Landowners in England are currently exempt from paying inheritance tax on land that is used to grow crops or rear animals, under policies designed to ensure farms can be passed down through generations.
But land that is turned into woodlands, wetlands or scrub, in line with the Government’s goals to restore nature and help tackle climate change, would currently be subject to inheritance taxes of 40%.
Archie Ruggles-Brise, who manages his father’s 2,000-acre Spains Hall Estate in North Essex, said the tax risk was holding back green ambition.
Mr. Ruggles-Brise is part of a pilot scheme run by Natural England to create better habitats for wildlife and plant life to be sold as credits to developers to offset the impact of new homes.
The scheme is one of several being rolled out as part of the Government’s overhaul of its £2.4 billion agricultural subsidy regime to help meet its goals to reverse nature loss by 2030 and cut carbon emissions.
But Mr. Ruggles-Brise said the threat of inheritance taxes has forced him to compromise on what he does on the land, which is currently mostly used to farm crops.
“We have had to make allowance as part of that process for the massive amount of uncertainty around taxation,” added Mr. Ruggles-Brise.
He said the ultimate tax bill could end up costing tens of thousands of pounds and force him to sell off part of the family estate, which he hoped to pass down to his own children.
“You have to sell things to meet the tax burden, which means that you then get fragmentation of farms and estates,” he said.
The tax threat is stopping Mr. Ruggles-Brise from converting land to scrub or wetland, which Natural England said has significant ecosystem benefits for carbon sequestration, water quality and birdlife.
It may also be holding back the development of woodland, which is vital to meet the Government’s climate change targets. Only woods planted for commercial forestry, such as conifers, are currently exempted from calculations of the value of the estate, which does not include valuable native broadleaf trees, which suck up more carbon as they mature.

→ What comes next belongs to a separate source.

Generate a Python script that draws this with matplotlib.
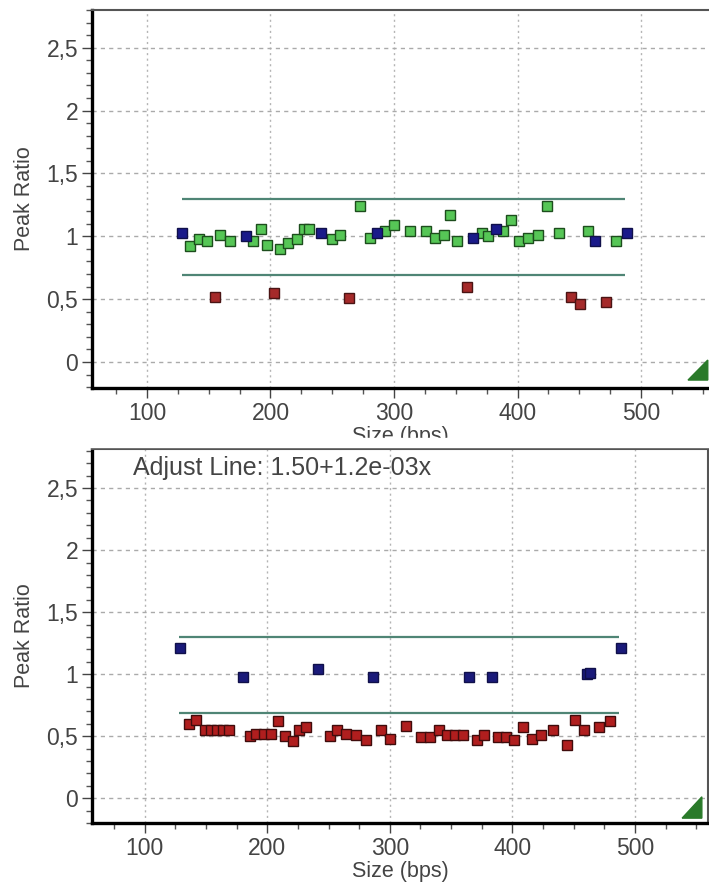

“It’s a massive disincentive for us to push the boundaries to what is environmentally the best thing,” Mr. Ruggles-Brise said.
“To achieve the Government’s 25-year environment plan aims and to deliver on things like its plans for water, we need large-scale land-use change. And this is one of the things that is standing in the way.”
Removing the inheritance tax burden could spare farmers a £120 million annual tax penalty, according to analysis from the Energy and Climate Intelligence Unit (ECIU), a think tank, and Strutt & Parker, a rural property consultancy firm.